The 27-second clip, seen yesterday, showed a sheet being removed to reveal Saddam's neck severely twisted and with a smear of blood on his left cheek.

It was the third illicit film — and fourth video altogether — to emerge since he was hanged on December 30 in an execution that inflamed sectarian passions in Iraq.

Iraq's Shi'ite-led government, which says it is struggling to avert an all-out sectarian civil war, is investigating another illicit film showing Shi'ite officials taunting Saddam on the gallows that has sparked anger among Saddam's fellow minority Sunni Arabs.

The Internet release of new grainy film, which appeared to have been taken by a mobile phone, came as U.S. President George W. Bush told U.S. lawmakers he has decided to send about 20,000 more troops to Iraq in a plan to be announced on Wednesday.

The White House said Bush, who is reshuffling his commanders and diplomats in Iraq, would address Americans on his new Iraq plan today at 9:00 p.m.

Gordon Smith, one of Bush's fellow Republicans who a month ago said he could no longer support the war, was among senators who attended a White House meeting to discuss the president's emerging strategy for Iraq, which Democrats have called an escalation of the war.
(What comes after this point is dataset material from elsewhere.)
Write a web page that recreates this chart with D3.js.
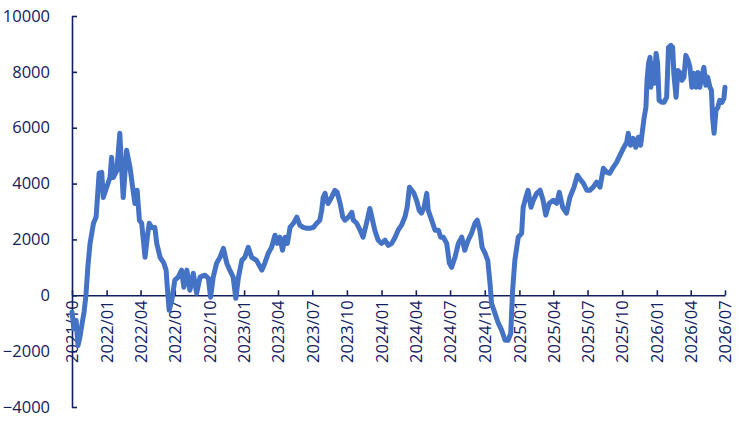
<!DOCTYPE html>
<html>
<head>
<meta charset="utf-8">
<script src="https://cdn.jsdelivr.net/npm/d3@7"></script>
<style>
  body { margin: 0; background: #fff; }
  .axis text { font-family: "Open Sans", sans-serif; font-size: 16.5px; fill: #132060; }
  .axis path, .axis line { stroke: #132060; stroke-width: 1.6; }
</style>
</head>
<body>
<div class="canvas"></div>
<script>
const dates = [
  '2021-10-01','2021-10-06','2021-10-12','2021-10-17','2021-10-22','2021-10-28','2021-11-02','2021-11-07','2021-11-12',
  '2021-11-18','2021-11-27','2021-12-04','2021-12-12','2021-12-19','2021-12-23',
  '2022-01-01','2022-01-10','2022-01-14','2022-01-19','2022-01-28','2022-02-05','2022-02-10','2022-02-14','2022-02-23',
  '2022-03-04','2022-03-11','2022-03-17','2022-03-23','2022-03-29','2022-04-04','2022-04-13','2022-04-19','2022-04-24',
  '2022-05-01','2022-05-09','2022-05-14','2022-05-23','2022-06-02','2022-06-08','2022-06-11','2022-06-16','2022-06-23',
  '2022-07-01','2022-07-10','2022-07-19','2022-07-25','2022-08-02','2022-08-10','2022-08-19','2022-08-28','2022-09-06',
  '2022-09-19','2022-09-28','2022-10-04','2022-10-11','2022-10-20','2022-10-29','2022-11-07','2022-11-16','2022-11-24',
  '2022-12-03','2022-12-10','2022-12-17','2022-12-26',
  '2023-01-03','2023-01-12','2023-01-21','2023-02-03','2023-02-17','2023-02-25','2023-03-06','2023-03-15','2023-03-24',
  '2023-03-30','2023-04-06','2023-04-13','2023-04-20','2023-04-26','2023-05-03','2023-05-12','2023-05-21','2023-05-29',
  '2023-06-07','2023-06-16','2023-06-25','2023-07-04','2023-07-13','2023-07-21','2023-07-26','2023-07-30','2023-08-04',
  '2023-08-08','2023-08-12','2023-08-21','2023-08-30','2023-09-05','2023-09-13','2023-09-20','2023-09-26','2023-10-05',
  '2023-10-14','2023-10-18','2023-10-27','2023-11-05','2023-11-13','2023-11-22','2023-12-01','2023-12-08','2023-12-14',
  '2023-12-23',
  '2024-01-01','2024-01-10','2024-01-19','2024-01-28','2024-02-06','2024-02-14','2024-02-23','2024-03-03','2024-03-09',
  '2024-03-15','2024-03-21','2024-03-27','2024-04-03','2024-04-10','2024-04-16','2024-04-23','2024-04-30','2024-05-04',
  '2024-05-13','2024-05-22','2024-05-31','2024-06-06','2024-06-13','2024-06-22','2024-06-29','2024-07-05','2024-07-14',
  '2024-07-23','2024-08-01','2024-08-09','2024-08-18','2024-08-27','2024-09-05','2024-09-11','2024-09-18','2024-09-24',
  '2024-10-02','2024-10-09','2024-10-15','2024-10-19','2024-10-28','2024-11-06','2024-11-15','2024-11-24','2024-12-02',
  '2024-12-09','2024-12-14','2024-12-20','2024-12-29',
  '2025-01-07','2025-01-11','2025-01-18','2025-01-24','2025-02-01','2025-02-07','2025-02-16','2025-02-25','2025-03-05',
  '2025-03-12','2025-03-21','2025-04-01','2025-04-10','2025-04-17','2025-04-26','2025-05-06','2025-05-15','2025-05-26',
  '2025-06-04','2025-06-13','2025-06-20','2025-06-29','2025-07-07','2025-07-16','2025-07-25','2025-08-03','2025-08-12',
  '2025-08-21','2025-08-29','2025-09-07','2025-09-16','2025-09-25','2025-10-04','2025-10-13','2025-10-17','2025-10-23',
  '2025-10-30','2025-11-06','2025-11-13','2025-11-19','2025-11-24','2025-11-28','2025-12-03','2025-12-06','2025-12-10',
  '2025-12-14','2025-12-16','2025-12-21','2025-12-25','2025-12-30',
  '2026-01-03','2026-01-07','2026-01-14','2026-01-20','2026-01-27','2026-02-01','2026-02-07','2026-02-12','2026-02-15',
  '2026-02-21','2026-02-26','2026-03-03','2026-03-09','2026-03-14','2026-03-19','2026-03-25','2026-03-30','2026-04-04',
  '2026-04-09','2026-04-15','2026-04-20','2026-04-25','2026-04-30','2026-05-06','2026-05-11','2026-05-16','2026-05-22',
  '2026-05-26','2026-05-29','2026-06-02','2026-06-07','2026-06-12','2026-06-17','2026-06-23','2026-06-28','2026-07-01'
];

const values = [
  -600,-1200,-900,-1800,-1500,-1000,-600,0,1000,
  1860,2580,2800,4370,4400,3500,
  3870,4220,4940,4220,4470,5800,4470,3500,5190,
  4580,3870,3290,3760,2690,2580,1360,2080,2580,
  2430,2430,1860,1360,1150,900,290,-540,-180,
  540,650,900,290,900,180,790,70,650,
  720,610,-70,650,1150,1360,1680,1150,900,
  650,-110,650,1250,
  1360,1720,1360,1250,900,1150,1500,1720,2150,
  1860,2080,1610,2080,1860,2430,2580,2800,2510,
  2430,2400,2400,2430,2580,2690,3040,3500,3650,
  3400,3290,3500,3760,3690,3290,2800,2690,2800,
  2970,2690,2580,2330,2080,2580,3110,2690,2330,
  1970,
  1860,1970,1790,1860,2080,2330,2510,2800,3150,
  3870,3760,3650,3400,3040,2940,3150,3650,3040,
  2690,2330,2330,2080,2080,1860,1150,1000,1360,
  1860,2080,1610,1970,2220,2580,2690,2330,1720,
  1500,1250,430,-290,-640,-1000,-1250,-1610,-1610,
  -1360,180,1250,2080,
  2220,3150,3500,3760,3150,3400,3650,3760,3400,
  2870,3290,3400,3290,3690,3150,2940,3500,3870,
  4300,4120,4010,3760,3760,3870,4050,3870,4550,
  4400,4370,4580,4760,5010,5260,5480,5800,5370,
  5620,5300,5660,5370,5910,6340,6730,7700,8310,
  8520,7450,8310,7590,8660,
  8310,6980,6910,6910,7090,8880,8950,8880,7950,
  7090,8050,7980,7700,7810,8590,8410,8160,7450,
  7950,7450,7980,7450,7810,8160,7520,7810,7450,
  7340,6370,5800,6620,6730,6980,6910,7050,7450
];

const yTicks = [-4000, -2000, 0, 2000, 4000, 6000, 8000, 10000];
const xStart = '2021-10-01';
const xEnd = '2026-07-01';

const width = 744, height = 422;
const margin = {top: 16, right: 19, bottom: 15, left: 72};

const parse = d3.timeParse('%Y-%m-%d');
const series = dates.map((d, i) => ({date: parse(d), value: values[i]}));

const svg = d3.select('.canvas')
  .append('svg')
  .attr('width', width)
  .attr('height', height)
  .style('background', '#fff');

const x = d3.scaleTime()
  .domain([parse(xStart), parse(xEnd)])
  .range([margin.left, width - margin.right]);

const y = d3.scaleLinear()
  .domain([-4000, 10000])
  .range([height - margin.bottom, margin.top]);

// y axis, ticks pointing into the plot
const yAxis = d3.axisLeft(y)
  .tickValues(yTicks)
  .tickFormat(d3.format('d'))
  .tickSizeInner(-5)
  .tickSizeOuter(0)
  .tickPadding(22);

svg.append('g')
  .attr('class', 'axis')
  .attr('transform', `translate(${margin.left},0)`)
  .call(yAxis);

// x axis sits on zero
const xAxis = d3.axisBottom(x)
  .ticks(d3.timeMonth.every(3))
  .tickFormat(d3.timeFormat('%Y/%m'))
  .tickSizeInner(-5)
  .tickSizeOuter(0);

const xg = svg.append('g')
  .attr('class', 'axis')
  .attr('transform', `translate(0,${y(0)})`)
  .call(xAxis);

xg.selectAll('text')
  .attr('transform', 'rotate(-90)')
  .attr('text-anchor', 'end')
  .attr('x', -5)
  .attr('y', 0)
  .attr('dy', '0.35em');

const line = d3.line()
  .x(d => x(d.date))
  .y(d => y(d.value));

svg.append('path')
  .datum(series)
  .attr('fill', 'none')
  .attr('stroke', '#4472C4')
  .attr('stroke-width', 5)
  .attr('stroke-linejoin', 'round')
  .attr('stroke-linecap', 'round')
  .attr('d', line);
</script>
</body>
</html>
"It was clear to me that a decision has been made for a surge of, I suppose, 20,000 additional troops," Smith told reporters.

Smith said Bush told him and several other senators that the plan for the additional troops had originated with Iraqi Prime Minister Nuri al-Maliki.

Maliki had made commitments that the Iraqi government and military would take steps to strengthen security in exchange for more U.S. troops, Smith said.